## WRITTEN EXERCISE:
Copy out all lines that carry the word "this".

## EXERCISE DATA:

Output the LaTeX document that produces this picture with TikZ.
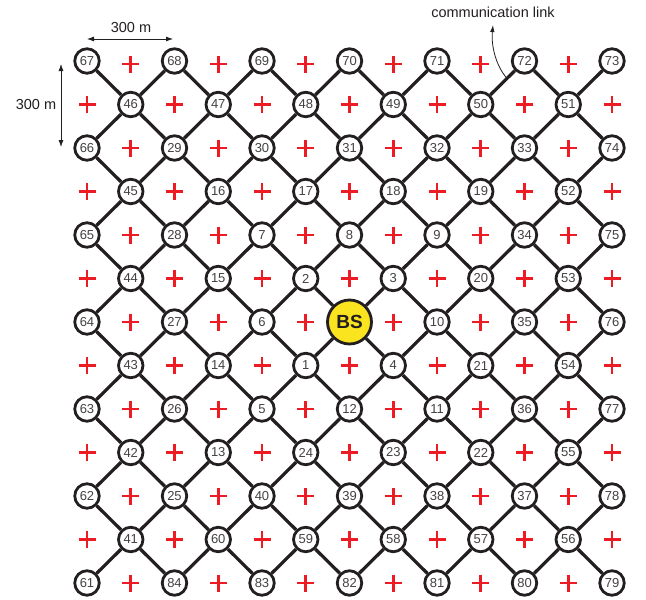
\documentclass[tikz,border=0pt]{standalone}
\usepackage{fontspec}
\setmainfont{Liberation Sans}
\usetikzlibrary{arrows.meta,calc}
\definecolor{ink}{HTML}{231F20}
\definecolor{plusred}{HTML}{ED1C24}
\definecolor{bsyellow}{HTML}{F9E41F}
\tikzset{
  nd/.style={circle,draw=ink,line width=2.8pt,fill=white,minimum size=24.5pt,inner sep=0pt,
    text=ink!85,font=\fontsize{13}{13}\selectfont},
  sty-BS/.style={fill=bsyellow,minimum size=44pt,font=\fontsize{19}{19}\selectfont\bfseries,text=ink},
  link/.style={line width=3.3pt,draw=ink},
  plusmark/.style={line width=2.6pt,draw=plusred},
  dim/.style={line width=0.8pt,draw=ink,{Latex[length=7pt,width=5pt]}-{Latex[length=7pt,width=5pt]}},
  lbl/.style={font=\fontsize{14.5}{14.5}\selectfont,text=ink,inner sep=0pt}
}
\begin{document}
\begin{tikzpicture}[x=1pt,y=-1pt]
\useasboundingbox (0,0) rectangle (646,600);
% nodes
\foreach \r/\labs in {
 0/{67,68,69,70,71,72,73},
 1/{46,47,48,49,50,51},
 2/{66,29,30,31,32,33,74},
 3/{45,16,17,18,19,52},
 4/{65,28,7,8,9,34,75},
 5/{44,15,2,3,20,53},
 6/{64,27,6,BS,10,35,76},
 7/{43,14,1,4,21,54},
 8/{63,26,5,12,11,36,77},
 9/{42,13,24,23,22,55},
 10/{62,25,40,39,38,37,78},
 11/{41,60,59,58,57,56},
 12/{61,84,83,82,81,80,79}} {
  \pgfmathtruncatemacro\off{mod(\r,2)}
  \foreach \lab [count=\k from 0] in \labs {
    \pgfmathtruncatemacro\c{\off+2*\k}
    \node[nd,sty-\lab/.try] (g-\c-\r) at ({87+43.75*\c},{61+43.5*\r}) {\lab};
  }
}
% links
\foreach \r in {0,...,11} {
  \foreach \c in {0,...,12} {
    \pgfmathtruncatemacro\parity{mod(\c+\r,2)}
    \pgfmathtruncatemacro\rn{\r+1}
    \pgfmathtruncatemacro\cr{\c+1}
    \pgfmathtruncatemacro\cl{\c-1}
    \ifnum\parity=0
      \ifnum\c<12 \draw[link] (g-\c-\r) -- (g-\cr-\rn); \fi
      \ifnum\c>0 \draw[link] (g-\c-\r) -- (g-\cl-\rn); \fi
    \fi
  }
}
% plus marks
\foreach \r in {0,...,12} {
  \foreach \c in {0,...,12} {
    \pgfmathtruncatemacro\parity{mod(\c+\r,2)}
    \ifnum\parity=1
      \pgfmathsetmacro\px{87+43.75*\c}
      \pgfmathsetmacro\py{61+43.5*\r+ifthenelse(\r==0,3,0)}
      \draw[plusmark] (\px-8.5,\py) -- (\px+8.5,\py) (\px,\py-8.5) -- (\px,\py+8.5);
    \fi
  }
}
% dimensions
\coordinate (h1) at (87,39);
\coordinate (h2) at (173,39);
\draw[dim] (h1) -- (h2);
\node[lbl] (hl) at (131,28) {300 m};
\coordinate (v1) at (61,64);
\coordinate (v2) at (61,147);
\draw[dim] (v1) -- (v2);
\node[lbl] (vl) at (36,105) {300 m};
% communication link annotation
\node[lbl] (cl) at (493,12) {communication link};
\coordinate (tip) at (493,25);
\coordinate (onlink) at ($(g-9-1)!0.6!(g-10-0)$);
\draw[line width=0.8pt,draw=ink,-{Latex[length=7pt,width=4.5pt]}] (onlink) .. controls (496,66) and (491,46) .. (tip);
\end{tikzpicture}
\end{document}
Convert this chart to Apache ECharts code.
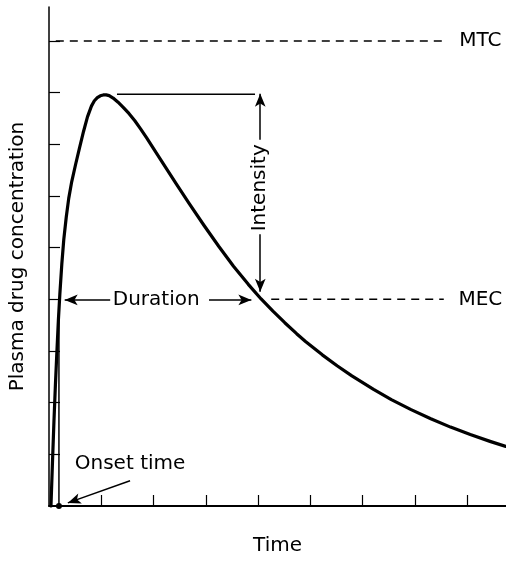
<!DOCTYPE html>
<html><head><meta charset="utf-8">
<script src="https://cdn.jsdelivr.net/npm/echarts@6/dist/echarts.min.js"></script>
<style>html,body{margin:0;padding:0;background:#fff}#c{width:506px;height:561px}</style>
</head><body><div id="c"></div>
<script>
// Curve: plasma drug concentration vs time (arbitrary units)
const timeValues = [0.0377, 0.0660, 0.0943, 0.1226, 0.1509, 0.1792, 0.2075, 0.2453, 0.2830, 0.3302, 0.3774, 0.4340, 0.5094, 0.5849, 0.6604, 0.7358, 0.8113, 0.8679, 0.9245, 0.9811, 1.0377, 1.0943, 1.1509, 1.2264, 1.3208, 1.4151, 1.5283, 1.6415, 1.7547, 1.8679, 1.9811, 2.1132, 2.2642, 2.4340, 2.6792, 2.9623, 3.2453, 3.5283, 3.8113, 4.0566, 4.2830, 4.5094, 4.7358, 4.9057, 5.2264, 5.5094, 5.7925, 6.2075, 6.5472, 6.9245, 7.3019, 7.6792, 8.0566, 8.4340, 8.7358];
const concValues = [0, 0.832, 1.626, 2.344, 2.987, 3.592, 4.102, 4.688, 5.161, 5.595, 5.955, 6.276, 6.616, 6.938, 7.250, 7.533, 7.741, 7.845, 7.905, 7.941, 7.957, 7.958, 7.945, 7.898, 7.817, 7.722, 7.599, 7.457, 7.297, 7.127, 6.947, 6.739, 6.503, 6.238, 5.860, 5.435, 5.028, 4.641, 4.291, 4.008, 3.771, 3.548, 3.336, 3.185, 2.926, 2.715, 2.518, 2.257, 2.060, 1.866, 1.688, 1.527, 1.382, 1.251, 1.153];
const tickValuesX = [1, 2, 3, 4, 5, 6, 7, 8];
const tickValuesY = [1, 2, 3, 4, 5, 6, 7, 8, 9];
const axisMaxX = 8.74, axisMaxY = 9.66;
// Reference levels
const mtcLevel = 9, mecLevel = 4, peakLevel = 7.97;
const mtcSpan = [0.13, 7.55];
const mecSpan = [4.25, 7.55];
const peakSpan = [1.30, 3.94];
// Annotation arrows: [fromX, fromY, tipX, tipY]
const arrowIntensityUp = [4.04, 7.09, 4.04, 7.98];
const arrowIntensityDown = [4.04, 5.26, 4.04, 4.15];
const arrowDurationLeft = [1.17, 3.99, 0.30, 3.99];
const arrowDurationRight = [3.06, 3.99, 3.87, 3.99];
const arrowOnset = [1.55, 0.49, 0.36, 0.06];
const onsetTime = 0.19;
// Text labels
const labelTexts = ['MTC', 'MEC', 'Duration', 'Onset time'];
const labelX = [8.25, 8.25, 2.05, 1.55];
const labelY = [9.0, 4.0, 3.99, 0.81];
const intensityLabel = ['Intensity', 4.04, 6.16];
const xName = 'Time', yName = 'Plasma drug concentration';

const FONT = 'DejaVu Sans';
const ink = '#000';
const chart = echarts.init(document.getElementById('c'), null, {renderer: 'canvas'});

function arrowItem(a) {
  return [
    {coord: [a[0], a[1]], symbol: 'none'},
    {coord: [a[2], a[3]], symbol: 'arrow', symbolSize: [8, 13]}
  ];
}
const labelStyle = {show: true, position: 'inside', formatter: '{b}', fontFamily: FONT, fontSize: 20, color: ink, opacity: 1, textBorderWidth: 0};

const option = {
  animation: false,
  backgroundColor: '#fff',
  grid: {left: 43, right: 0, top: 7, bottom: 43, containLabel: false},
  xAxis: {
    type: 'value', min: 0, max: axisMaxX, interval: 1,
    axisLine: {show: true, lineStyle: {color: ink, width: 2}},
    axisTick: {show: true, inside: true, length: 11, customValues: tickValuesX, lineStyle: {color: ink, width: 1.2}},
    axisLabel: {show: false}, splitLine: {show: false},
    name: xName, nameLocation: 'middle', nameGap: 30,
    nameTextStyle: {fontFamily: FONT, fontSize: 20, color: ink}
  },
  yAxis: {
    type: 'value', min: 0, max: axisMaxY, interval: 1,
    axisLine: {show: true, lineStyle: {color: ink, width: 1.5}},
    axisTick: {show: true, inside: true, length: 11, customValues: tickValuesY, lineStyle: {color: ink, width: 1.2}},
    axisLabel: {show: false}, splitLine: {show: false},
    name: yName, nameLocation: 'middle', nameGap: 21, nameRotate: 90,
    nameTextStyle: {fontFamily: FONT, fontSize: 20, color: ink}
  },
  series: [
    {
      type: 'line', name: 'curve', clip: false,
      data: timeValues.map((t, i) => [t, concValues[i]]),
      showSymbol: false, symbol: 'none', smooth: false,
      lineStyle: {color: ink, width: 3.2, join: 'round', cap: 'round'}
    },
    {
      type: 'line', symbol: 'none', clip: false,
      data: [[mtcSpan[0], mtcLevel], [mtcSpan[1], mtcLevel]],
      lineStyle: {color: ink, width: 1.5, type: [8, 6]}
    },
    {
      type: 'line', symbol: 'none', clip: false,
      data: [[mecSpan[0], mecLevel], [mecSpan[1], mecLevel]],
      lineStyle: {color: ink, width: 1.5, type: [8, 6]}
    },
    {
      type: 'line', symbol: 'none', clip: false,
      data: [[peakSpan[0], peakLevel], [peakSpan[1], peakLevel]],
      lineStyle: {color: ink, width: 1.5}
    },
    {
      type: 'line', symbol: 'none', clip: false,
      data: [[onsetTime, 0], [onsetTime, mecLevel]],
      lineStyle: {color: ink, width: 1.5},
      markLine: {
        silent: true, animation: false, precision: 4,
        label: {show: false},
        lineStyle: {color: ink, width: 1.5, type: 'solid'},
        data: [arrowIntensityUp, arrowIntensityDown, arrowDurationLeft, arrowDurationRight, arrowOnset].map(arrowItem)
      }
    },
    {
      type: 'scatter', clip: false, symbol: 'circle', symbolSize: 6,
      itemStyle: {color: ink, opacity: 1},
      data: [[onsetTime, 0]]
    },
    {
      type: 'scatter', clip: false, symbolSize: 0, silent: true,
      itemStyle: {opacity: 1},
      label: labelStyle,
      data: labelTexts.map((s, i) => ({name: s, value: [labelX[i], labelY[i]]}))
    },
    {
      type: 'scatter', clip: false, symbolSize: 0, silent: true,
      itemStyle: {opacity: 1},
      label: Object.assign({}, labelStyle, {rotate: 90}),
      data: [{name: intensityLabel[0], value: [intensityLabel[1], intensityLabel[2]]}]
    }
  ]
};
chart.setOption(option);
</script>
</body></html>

## RESPONSE TO THE EXERCISE:
Output the LaTeX document that produces this picture with TikZ.
Convert this chart to Apache ECharts code.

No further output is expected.